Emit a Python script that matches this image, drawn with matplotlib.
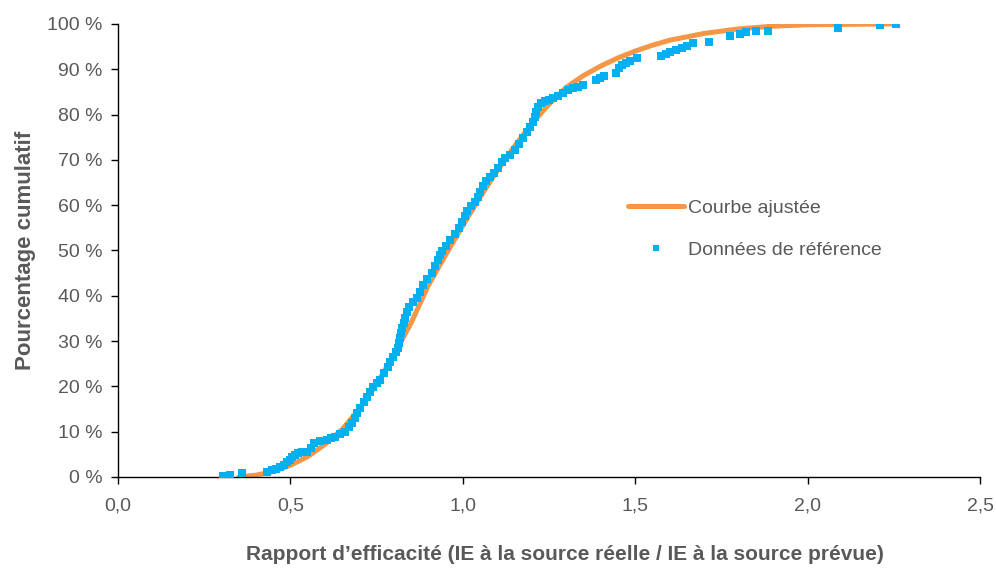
import numpy as np
import matplotlib
matplotlib.use('Agg')
import matplotlib.pyplot as plt
from matplotlib.ticker import FuncFormatter

plt.rcParams['font.family'] = ['Liberation Sans', 'DejaVu Sans']

# Courbe ajustée
fit_x = [0.35, 0.40, 0.45, 0.50, 0.55, 0.60, 0.65, 0.70, 0.75, 0.80, 0.85, 0.90,
         0.95, 1.00, 1.05, 1.10, 1.15, 1.20, 1.25, 1.30, 1.35, 1.40, 1.45, 1.50,
         1.55, 1.60, 1.70, 1.80, 1.90, 2.00, 2.25]
fit_y = [0.0, 0.4, 1.2, 2.6, 4.5, 7.2, 10.5, 15.0, 20.5, 27.0, 34.0, 42.3,
         49.0, 55.5, 61.8, 67.6, 73.0, 78.0, 82.3, 86.0, 88.6, 90.7, 92.5, 94.0,
         95.3, 96.4, 97.9, 98.9, 99.5, 99.8, 100.0]

# Données de référence
ref_x = [0.305, 0.325, 0.36, 0.432, 0.447, 0.458, 0.47, 0.481, 0.49, 0.499, 0.505,
         0.513, 0.522, 0.534, 0.548, 0.56, 0.568, 0.586, 0.606, 0.618, 0.629, 0.644,
         0.658, 0.67, 0.679, 0.687, 0.693, 0.702, 0.713, 0.722, 0.731, 0.74, 0.751,
         0.76, 0.771, 0.783, 0.789, 0.798, 0.806, 0.812, 0.815, 0.818, 0.821, 0.824,
         0.829, 0.832, 0.838, 0.844, 0.856, 0.867, 0.876, 0.885, 0.896, 0.911, 0.919,
         0.928, 0.934, 0.94, 0.951, 0.963, 0.977, 0.989, 0.998, 1.006, 1.012, 1.024,
         1.035, 1.044, 1.05, 1.059, 1.067, 1.079, 1.091, 1.102, 1.114, 1.122, 1.137,
         1.151, 1.163, 1.175, 1.186, 1.195, 1.204, 1.209, 1.212, 1.218, 1.227, 1.238,
         1.25, 1.262, 1.276, 1.291, 1.305, 1.32, 1.334, 1.349, 1.386, 1.398, 1.41,
         1.444, 1.453, 1.462, 1.473, 1.485, 1.505, 1.575, 1.589, 1.601, 1.618, 1.636,
         1.65, 1.668, 1.714, 1.775, 1.804, 1.821, 1.85, 1.885, 2.088, 2.21, 2.256]
ref_y = [0.2, 0.4, 0.9, 1.1, 1.5, 1.8, 2.2, 2.6, 3.3, 3.8, 4.4,
         4.9, 5.3, 5.5, 5.5, 6.4, 7.5, 7.9, 8.2, 8.6, 8.8, 9.5,
         9.9, 11.0, 11.9, 13.0, 14.1, 15.2, 16.6, 17.7, 18.8, 19.9, 20.8,
         21.4, 23.0, 24.3, 25.4, 26.5, 27.6, 28.5, 29.6, 30.7, 31.8, 32.9,
         34.0, 35.1, 36.4, 37.5, 38.6, 39.5, 40.8, 42.4, 43.7, 45.0, 46.6,
         47.9, 49.0, 49.9, 51.0, 52.3, 53.6, 55.0, 56.3, 57.6, 58.7, 59.8,
         60.7, 61.8, 62.9, 64.2, 65.3, 66.2, 67.1, 68.2, 69.5, 70.4, 71.1,
         72.2, 73.5, 74.8, 76.2, 77.3, 78.4, 79.5, 80.6, 81.7, 82.6, 83.0,
         83.2, 83.7, 84.1, 84.8, 85.4, 85.9, 86.1, 86.5, 87.6, 88.1, 88.5,
         89.2, 90.3, 90.9, 91.4, 91.8, 92.5, 92.9, 93.4, 93.8, 94.3, 94.7,
         95.1, 95.8, 96.0, 97.4, 97.8, 98.2, 98.5, 98.5, 99.1, 99.8, 100.0]

gris = '#595959'

fig = plt.figure(figsize=(9.96, 5.69), dpi=100)
ax = fig.add_axes([0.1185, 0.1617, 0.8655, 0.7963])

ax.plot(fit_x, fit_y, color='#F79646', lw=3.6, solid_capstyle='round',
        label='Courbe ajustée', zorder=2)
ax.plot(ref_x, ref_y, ls='none', marker='s', ms=5.2, color='#00B0F0',
        markeredgewidth=0, label='Données de référence', zorder=3)

ax.set_xlim(0, 2.5)
ax.set_ylim(0, 100)
ax.set_xticks(np.arange(0, 2.51, 0.5))
ax.set_yticks(np.arange(0, 101, 10))
ax.xaxis.set_major_formatter(FuncFormatter(lambda v, p: f'{v:.1f}'.replace('.', ',')))
ax.yaxis.set_major_formatter(FuncFormatter(lambda v, p: f'{v:.0f} %'))

for s in ['top', 'right']:
    ax.spines[s].set_visible(False)
for s in ['left', 'bottom']:
    ax.spines[s].set_color('#000000')
    ax.spines[s].set_linewidth(1.0)
ax.tick_params(direction='out', length=5, width=1, color='#000000',
               labelsize=14, labelcolor=gris)
ax.tick_params(axis='x', pad=10)
ax.tick_params(axis='y', pad=6)

ax.set_xlabel('Rapport d\u2019efficacité (IE à la source réelle / IE à la source prévue)',
              fontsize=15, fontweight='bold', color=gris)
ax.xaxis.set_label_coords(0.518, -0.150)
ax.set_ylabel('Pourcentage cumulatif', fontsize=16, fontweight='bold', color=gris,
              labelpad=8)

leg = ax.legend(loc='upper left', bbox_to_anchor=(0.571, 0.652), frameon=False,
                fontsize=14, handlelength=2.9, handletextpad=0.2, labelspacing=1.25,
                markerscale=0.9)
for t in leg.get_texts():
    t.set_color(gris)

fig.savefig('out.png', dpi=100)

┄┄┄┄┄┄┄┄┄┄┄┄┄┄┄┄┄┄┄┄

**Given request:**
State how many lines above contain the string "matplotlib", with no other words.

**Finished exercise:**
5